The Joint Requirements Oversight Council, which decides which service equipment requests get funding priority, is changing its approach, making joint utility a top consideration rather than simply letting the services chase whatever technology they want, according to Adm. Christopher W. Grady, vice chairman of the Joint Chiefs of Staff and chair of the JROC.
Grady, speaking with the Atlantic Council’s Scowcroft Center said Dec. 4 that “we’re … making the JROC more effective” by “taking a top-down approach.”
The JROC is transitioning away from the traditional approach, in which the services bring a new requirement to the council and “we rubber stamp it and then they can go out and buy it,” Grady said, pegging this as a “bottom-up approach.”
“We’re doing a top-down approach which says, these are the requirements, and oh by the way, they devolved from … the Joint Warfighting Concept 3.0, which is now Joint Pub 1,” he said. Requirements are now “instantiated into the [joint] doctrine.”
“So now we write a good requirement and then any stakeholder can come forward and say, ‘OK, we can meet that.’ And so we try to close the gap, that requirement,” he added.
Stovepiped approaches have also been dropped in favor of “looking at [requirements] across portfolios of capability,” Grady said.
“That’s in line with the next thing that we tried to do to improve the efficiency of the JROC, and that is meld our process kind of simultaneously, as opposed to sequentially, with the acquisition side,” Grady said. “They have portfolios review … and so we’re bringing those together,” along with those under the undersecretary for research and engineering team, led by Heidi Shyu.
“So that forms a kind of a three-legged stool: of portfolios in requirement, portfolios in acquisition, and portfolios in technology and in R&D,” Grady said. “We’re trying to bring that all together.”
Such work builds on progress started by Grady’s predecessors, Air Force Gens. Paul Selva and John Hyten, he said.

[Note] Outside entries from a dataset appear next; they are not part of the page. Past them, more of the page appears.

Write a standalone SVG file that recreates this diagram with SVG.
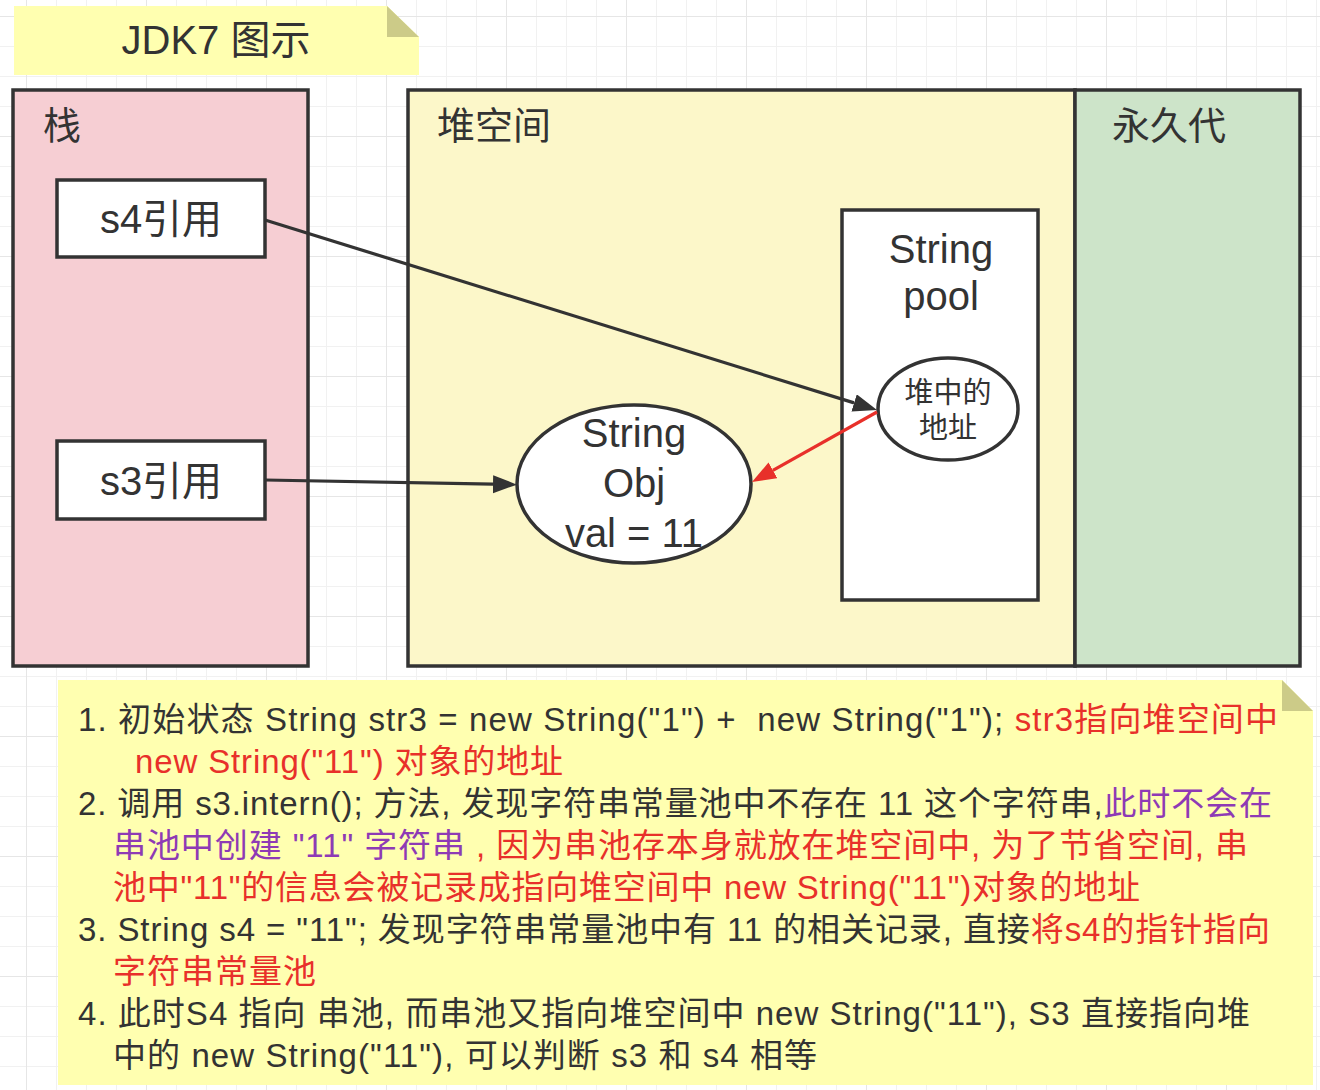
<svg xmlns="http://www.w3.org/2000/svg" width="1320" height="1090" viewBox="0 0 1320 1090">
<style>
text{font-family:"Liberation Sans","Noto Sans CJK SC",sans-serif;fill:#333333}
.big{font-size:40px}
.lbl{font-size:38px}
.mid{font-size:29px}
.note{font-size:33px}
.box{stroke:#333333;stroke-width:3.5}
.red{fill:#e8302a}
.pur{fill:#8e3ab5}
.conn{fill:none;stroke-width:3.2}
</style>
<defs>
<pattern id="grid" patternUnits="userSpaceOnUse" x="26" y="16" width="120" height="120">
<path d="M30.5,0V120M60.5,0V120M90.5,0V120M0,30.5H120M0,60.5H120M0,90.5H120" stroke="#f1f1f1" stroke-width="1" fill="none"/>
<path d="M0.5,0V120M0,0.5H120" stroke="#e6e6e6" stroke-width="1" fill="none"/>
</pattern>
<marker id="ahd" markerUnits="userSpaceOnUse" markerWidth="26" markerHeight="20" refX="0" refY="9" orient="auto"><path d="M0,0 L24,9 L0,18 z" fill="#333333"/></marker>
<marker id="ahr" markerUnits="userSpaceOnUse" markerWidth="26" markerHeight="20" refX="0" refY="9" orient="auto"><path d="M0,0 L24,9 L0,18 z" fill="#e8302a"/></marker>
</defs>
<rect width="1320" height="1090" fill="#ffffff"/>
<rect width="1320" height="1090" fill="url(#grid)"/>

<g id="title">
<polygon points="14,6 387,6 419,37 419,75 14,75" fill="#ffffb0"/>
<polygon points="387,6 387,37 419,37" fill="#cccb88"/>
<text class="big" x="216" y="54" text-anchor="middle">JDK7 图示</text>
</g>

<g id="stack">
<rect class="box" x="13" y="90" width="295" height="576" fill="#f6ced3"/>
<text class="lbl" x="43" y="139">栈</text>
</g>
<g id="heap">
<rect class="box" x="408" y="90" width="667" height="576" fill="#fcf7c9"/>
<text class="lbl" x="437" y="139">堆空间</text>
</g>
<g id="permgen">
<rect class="box" x="1075" y="90" width="225" height="576" fill="#cde4c9"/>
<text class="lbl" x="1112" y="139">永久代</text>
</g>

<g id="s4ref">
<rect class="box" x="57" y="180" width="208" height="77" fill="#ffffff"/>
<text class="big" x="161" y="233" text-anchor="middle">s4引用</text>
</g>
<g id="s3ref">
<rect class="box" x="57" y="441" width="208" height="78" fill="#ffffff"/>
<text class="big" x="161" y="495" text-anchor="middle">s3引用</text>
</g>

<g id="stringpool">
<rect class="box" x="842" y="210" width="196" height="390" fill="#ffffff"/>
<text class="big" x="941" y="263" text-anchor="middle">String</text>
<text class="big" x="941" y="310" text-anchor="middle">pool</text>
</g>

<g id="pooladdr">
<ellipse class="box" cx="948" cy="409" rx="70" ry="51" fill="#ffffff"/>
<text class="mid" x="948" y="403" text-anchor="middle">堆中的</text>
<text class="mid" x="948" y="438" text-anchor="middle">地址</text>
</g>

<g id="stringobj">
<ellipse class="box" cx="634" cy="484" rx="117" ry="79" fill="#ffffff"/>
<text class="big" x="634" y="447" text-anchor="middle">String</text>
<text class="big" x="634" y="497" text-anchor="middle">Obj</text>
<text class="big" x="634" y="547" text-anchor="middle">val = 11</text>
</g>

<g id="connectors">
<path class="conn" d="M265,220 L854.1,402.9" stroke="#333333" marker-end="url(#ahd)"/>
<path class="conn" d="M265,480 L493,484.2" stroke="#333333" marker-end="url(#ahd)"/>
<path class="conn" d="M877,412 L772.9,470.3" stroke="#e8302a" marker-end="url(#ahr)"/>
</g>

<g id="explain">
<polygon points="58,680 1282,680 1313,711 1313,1085 58,1085" fill="#ffffb0"/>
<polygon points="1282,680 1282,711 1313,711" fill="#cccb88"/>
<text class="note" x="78" y="731" textLength="1200" lengthAdjust="spacing">1. 初始状态 String str3 = new String("1") +&#160; new String("1"); <tspan class="red">str3指向堆空间中</tspan></text>
<text class="note red" x="135" y="773" textLength="428" lengthAdjust="spacing">new String("11") 对象的地址</text>
<text class="note" x="78" y="815" textLength="1194" lengthAdjust="spacing">2. 调用 s3.intern(); 方法, 发现字符串常量池中不存在 11 这个字符串,<tspan class="pur">此时不会在</tspan></text>
<text class="note" x="113" y="857" textLength="1135" lengthAdjust="spacing"><tspan class="pur">串池中创建 "11" 字符串</tspan><tspan class="red"> , 因为串池存本身就放在堆空间中, 为了节省空间, 串</tspan></text>
<text class="note red" x="113" y="899" textLength="1027" lengthAdjust="spacing">池中"11"的信息会被记录成指向堆空间中 new String("11")对象的地址</text>
<text class="note" x="78" y="941" textLength="1192" lengthAdjust="spacing">3. String s4 = "11"; 发现字符串常量池中有 11 的相关记录, 直接<tspan class="red">将s4的指针指向</tspan></text>
<text class="note red" x="113" y="983" textLength="203" lengthAdjust="spacing">字符串常量池</text>
<text class="note" x="78" y="1025" textLength="1172" lengthAdjust="spacing">4. 此时S4 指向 串池, 而串池又指向堆空间中 new String("11"), S3 直接指向堆</text>
<text class="note" x="113" y="1067" textLength="704" lengthAdjust="spacing">中的 new String("11"), 可以判断 s3 和 s4 相等</text>
</g>
</svg>
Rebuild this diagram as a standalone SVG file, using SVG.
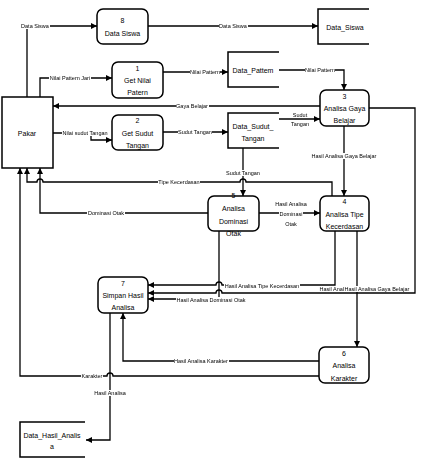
<svg xmlns="http://www.w3.org/2000/svg" width="422" height="461" viewBox="0 0 422 461">
<style>
.proc{fill:#fff;stroke:#000;stroke-width:1.5}
.ext{fill:#fff;stroke:#000;stroke-width:1.5}
.store{fill:none;stroke:#000;stroke-width:1.5}
.nt{font-family:"Liberation Sans",Arial,sans-serif;font-size:7px;text-anchor:middle;fill:#000}
.lb{font-family:"Liberation Sans",Arial,sans-serif;font-size:5.5px;text-anchor:middle;fill:#000;filter:url(#bg)}
.c{fill:none;stroke:#000;stroke-width:1.3}
.a{marker-end:url(#ah)}
</style>
<defs>
<marker id="ah" viewBox="0 0 8 8" refX="8" refY="4" markerWidth="6" markerHeight="6" markerUnits="userSpaceOnUse" orient="auto"><path d="M0,0 L8,4 L0,8 z" fill="#000"/></marker>
<filter id="bg" x="0" y="0" width="1" height="1" color-interpolation-filters="sRGB"><feFlood flood-color="#fff"/><feComposite in="SourceGraphic" operator="over"/></filter>
</defs>
<rect width="422" height="461" fill="#fff"/>
<g id="connectors">
<path class="c a" d="M27,97 V26 H97"/>
<path class="c a" d="M148,26 H318"/>
<path class="c a" d="M40,97 V78 H112"/>
<path class="c a" d="M163,72 H228"/>
<path class="c a" d="M279,70 H344 V90"/>
<path class="c a" d="M320,106 H53"/>
<path class="c a" d="M53,133 H91 V140 H112"/>
<path class="c a" d="M163,132 H228"/>
<path class="c a" d="M279,119 H320"/>
<path class="c a" d="M243,148 V196"/>
<path class="c a" d="M332,196 V182 H246 A3,3 0 0 0 240,182 H43 A3,3 0 0 0 37,182 H27 V168"/>
<path class="c a" d="M208,213 H40 V168"/>
<path class="c a" d="M259,213 H320"/>
<path class="c a" d="M344,126 V196"/>
<path class="c a" d="M369,108 H415 V293 H222 A3,3 0 0 0 216,293 H148"/>
<path class="c a" d="M335,231 V285 H222 A3,3 0 0 0 216,285 H148"/>
<path class="c a" d="M219,231 V299 H148"/>
<path class="c a" d="M357,231 V347"/>
<path class="c a" d="M319,361 H123 V313"/>
<path class="c a" d="M319,376 H113 A3,3 0 0 0 107,376 H20 V168"/>
<path class="c a" d="M110,313 V440 H86"/>
<text class="lb" x="35" y="28">Data Siswa</text>
<text class="lb" x="233" y="28">Data Siswa</text>
<text class="lb" x="70" y="80">Nilai Pattern Jari</text>
<text class="lb" x="205" y="74">Nilai Pattern</text>
<text class="lb" x="320" y="72">Nilai Pattern</text>
<text class="lb" x="192" y="108">Gaya Belajar</text>
<text class="lb" x="85" y="135">Nilai sudut Tangan</text>
<text class="lb" x="195" y="134">Sudut Tangan</text>
<text class="lb" x="300" y="117">Sudut</text>
<text class="lb" x="300" y="126">Tangan</text>
<text class="lb" x="243" y="175">Sudut Tangan</text>
<text class="lb" x="179" y="184">Tipe Kecerdasan</text>
<text class="lb" x="106" y="215">Dominasi Otak</text>
<text class="lb" x="291" y="206">Hasil Analisa</text>
<text class="lb" x="291" y="216">Dominasi</text>
<text class="lb" x="291" y="226">Otak</text>
<text class="lb" x="344" y="158">Hasil Analisa Gaya Belajar</text>
<text class="lb" x="262" y="288">Hasil Analisa Tipe Kecerdasan</text>
<text class="lb" x="211" y="302">Hasil Analisa Dominasi Otak</text>
<text class="lb" x="344" y="291" style="text-anchor:end">Hasil Anal</text>
<text class="lb" x="344.5" y="291" style="text-anchor:start">Hasil Analisa Gaya Belajar</text>
<text class="lb" x="201" y="363">Hasil Analisa Karakter</text>
<text class="lb" x="92" y="378">Karakter</text>
<text class="lb" x="110" y="395">Hasil Analisa</text>
</g>
<g id="pakar">
<rect class="ext" x="2" y="97" width="51" height="71"/>
<text class="nt" x="27" y="136">Pakar</text>
</g>
<g id="p8">
<rect class="proc" x="97" y="9" width="51" height="35" rx="6"/>
<text class="nt" x="122.5" y="23">8</text>
<text class="nt" x="122.5" y="36">Data Siswa</text>
</g>
<g id="p1">
<rect class="proc" x="112" y="62" width="51" height="36" rx="6"/>
<text class="nt" x="137.5" y="71">1</text>
<text class="nt" x="137.5" y="83">Get Nilai</text>
<text class="nt" x="137.5" y="95">Patern</text>
</g>
<g id="p2">
<rect class="proc" x="112" y="115" width="51" height="35" rx="6"/>
<text class="nt" x="137.5" y="123">2</text>
<text class="nt" x="137.5" y="136">Get Sudut</text>
<text class="nt" x="137.5" y="148">Tangan</text>
</g>
<g id="p3">
<rect class="proc" x="320" y="90" width="49" height="36" rx="6"/>
<text class="nt" x="344.5" y="99">3</text>
<text class="nt" x="344.5" y="111">Analisa Gaya</text>
<text class="nt" x="344.5" y="123">Belajar</text>
</g>
<g id="p5">
<rect class="proc" x="208" y="196" width="51" height="35" rx="6"/>
<text class="nt" x="233.5" y="198">5</text>
<text class="nt" x="233.5" y="211">Analisa</text>
<text class="nt" x="233.5" y="224">Dominasi</text>
<text class="nt" x="233.5" y="236">Otak</text>
</g>
<g id="p4">
<rect class="proc" x="320" y="196" width="49" height="35" rx="6"/>
<text class="nt" x="344.5" y="204">4</text>
<text class="nt" x="344.5" y="217">Analisa Tipe</text>
<text class="nt" x="344.5" y="229">Kecerdasan</text>
</g>
<g id="p7">
<rect class="proc" x="98" y="277" width="50" height="36" rx="6"/>
<text class="nt" x="123" y="286">7</text>
<text class="nt" x="123" y="298">Simpan Hasil</text>
<text class="nt" x="123" y="310">Analisa</text>
</g>
<g id="p6">
<rect class="proc" x="319" y="347" width="50" height="36" rx="6"/>
<text class="nt" x="344" y="356">6</text>
<text class="nt" x="344" y="368">Analisa</text>
<text class="nt" x="344" y="381">Karakter</text>
</g>
<g id="ds_siswa">
<path class="store" d="M369,9 H318 V44 H369"/>
<text class="nt" x="345" y="30">Data_Siswa</text>
</g>
<g id="ds_pattem">
<path class="store" d="M279,52 H228 V87 H279"/>
<text class="nt" x="253" y="73">Data_Pattem</text>
</g>
<g id="ds_sudut">
<path class="store" d="M279,113 H228 V148 H279"/>
<text class="nt" x="253" y="129">Data_Sudut_</text>
<text class="nt" x="253" y="141">Tangan</text>
</g>
<g id="ds_hasil">
<path class="store" d="M85,422 H20 V457 H85"/>
<text class="nt" x="52" y="438">Data_Hasil_Analis</text>
<text class="nt" x="52" y="449">a</text>
</g>
</svg>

Grady said he also wants to “put some teeth” into his position, to better enforce a joint approach to the requirements process.
“I can yell pretty loudly. But the services don’t have to do” as Grady directs. “I don’t have that authority to order them to do it.”
By comparison, Grady said his counterparts in countries like the United Kingdom, France, and Australia, do have that authority. Gaining it in the U.S. may require amending Title 10 authorities through legislation, but the vice chairman said he is “not certain that’s where we want to go.”
“At the very least, I can do a scorecard that says, ‘hey, all you JROC members … you signed up to do this. You said yes, we signed it out. Does that match with what we’re seeing in the budget?’ And if not, then we bring that forward to the Secretary and he makes the risk calculus. We can’t do that right now,” Grady said.
By “bringing some teeth” to the JROC process, “we can make it stronger,” he added.
As Grady seeks to empower the JROC, however, he warned that its effectiveness is threatened by the ongoing hold placed on most military promotions by Sen. Tommy Tuberville (R-Ala.). The hold has prevented most of the services’ vice chiefs—who all sit on the JROC—from being confirmed.
“One of the real values of the JROC is, you have the vices sitting there, [with] all that depth and breadth of experience,” Grady said. Without them, the council’s meetings have relied on specific subject matter experts.
“They’re really capable officers, but they come based on the specific issue,” Grady said. “That makes sense. That’s what I would do if I were in one of the one of the services, until they get their vice [confirmed]. But that depth and breadth, how it fits across the entire service portfolio, is probably not as strong as it would be if it was a vice sitting at the table.”
More broadly, among certain allies, there is also a new International JROC, Grady said. The group has had two meetings, set a governance process, and “we’re actually establishing requirements that we can work through together,” Grady said. “I can see that we will be able to take the output of the IJROC and be at least one requirements-driven input to AUKUS Pillar 2, which is the new technology space. That’s pretty exciting.”